Il 26 novembre inaugura a Brescia “Quid the Hidden” prima mostra del MAP Collective, collettivo di ricerca artistica fondato da Annalisa Mazziotti, Erminando Aliaj e Camilla Pasetto.
“Quid the Hidden” è la prima mostra del collettivo MAP Collective, che inaugura nella storica cornice di Palazzo Averoldi di Brescia aperto appositamente per l’occasione.
La storicità del palazzo cinquecentesco e dei suoi affreschi, creano un contrasto con la contemporaneità delle opere video inserite nel percorso espositivo.
L’esposizione, curata da Gianlorenzo Chiaraluce, è organizzata in in concomitanza con Brescia e Bergamo Capitali della Cultura 2023, patrocinata dal Comune di Brescia, e sarà visitabile fino al 22 gennaio 2023.
ALLA SCOPERTA DI MAP COLLECTIVE
MAP Collective è un collettivo di ricerca e di arti visive in senso lato, fondato nel 2022 a Brescia da Annalisa Mazziotti (1993), Erminando Aliaj (1984) e Camilla Pasetto (1974).
MAP Collective risponde al bisogno individuale dei fondatori, e collettivo allo stesso modo, di promozione della libertà espressiva e di approfondimento culturale e artistico.
L’interesse verso l’immagine iconica e le sue possibili declinazioni nella cultura visuale contemporanea è alla base della ricerca del collettivo.

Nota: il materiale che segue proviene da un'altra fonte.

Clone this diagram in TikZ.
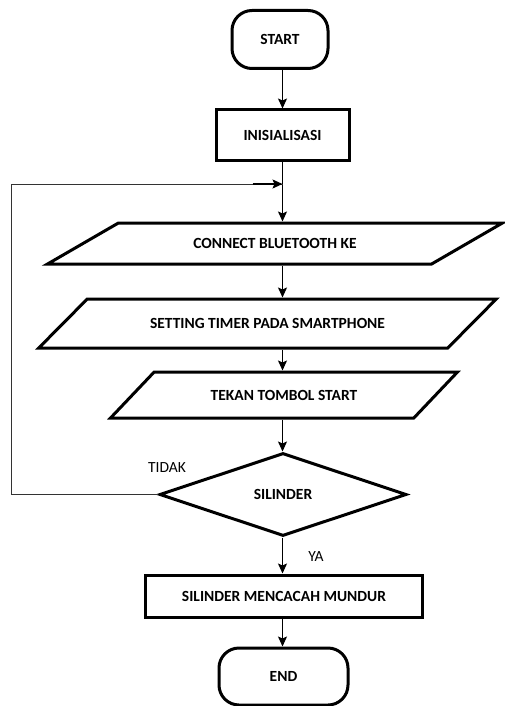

LA MOSTRA “QUID THE HIDDEN” A BRESCIA
“Quid the Hidden”, titolo della prima mostra del collettivo MAP Collective, è un’esposizione multimediale – interdisciplinare che presenta nove ritratti video.
Il percorso espositivo si sviluppa all’interno delle cinque sale del Cinquecentesco Palazzo Averoldi di Brescia, aperto appositamente per l’occasione, creando un contrasto tra la storicità del luogo e dei suoi affreschi e la contemporaneità delle opere e del mezzo espressivo adottato.
La prima parte del titolo della mostra, la parola “Quid”, termine latino utilizzato anche in italiano per indicare in modo generico “qualche cosa”, rimanda a un elemento indeterminato, non facilmente definibile.
L’espressione “The Hidden”, presa in prestito dal dizionario inglese, significa letteralmente “che è nascosto”,
e si riferisce al “Quid” come qualità e riferimento specifico.
“Qualche cosa, la quale è nascosta”.
Il nostro “protagonista Quid”, dunque, richiede di essere indagato da chi guarda, inducendo così una vera e profonda connessione tra opere e spettatore, ponendo quest’ultimo in una posizione attiva, in quanto la fruizione stessa avviene nell’ulteriorità del sentire, rispetto al conoscere e al descrivere.
“Quid the Hidden” svela la fluidificazione delle polarità come ciò che rende possibile un incontro.
All’interno delle video “rappresentazioni”, il collettivo ha sapientemente scelto di introdurre nella gestualità delle pose, così come nello styling e nel set design, alcuni “simboli” trasversali al tempo e alle culture.
Gli “elementi-simbolo” si mostrano, a volte, in forma esplicita; altre, invece, celata visivamente in modo da poter essere re-interpretati per analogie piuttosto che per differenze.
I personaggi ed i “Quid” rappresentati si rivelano essere di tipo iconico, radicati e insiti in noi come dogmi/archetipi, indipendenti dal mezzo e dalla fattezza al momento della restituzione: vengono chiamate in causa figure di tipo religioso, soggetti mitologici e personaggi delle favole.
Ogni singolo “attore” si esplicita, in quanto tale, proprio grazie al modus operandi adottato dagli artisti di decontestualizzazione da riferimenti temporali, connotazioni vestimentarie e regole canoniche di rappresentazione.
La “pièce” di Quid the Hidden mette in scena, da un punto di vista tecnico, una importante rielaborazione della dimensione propria del mezzo espressivo del video, fondendo i campi d’azione della fotografia, del film e dell’arte figurativa in senso lato.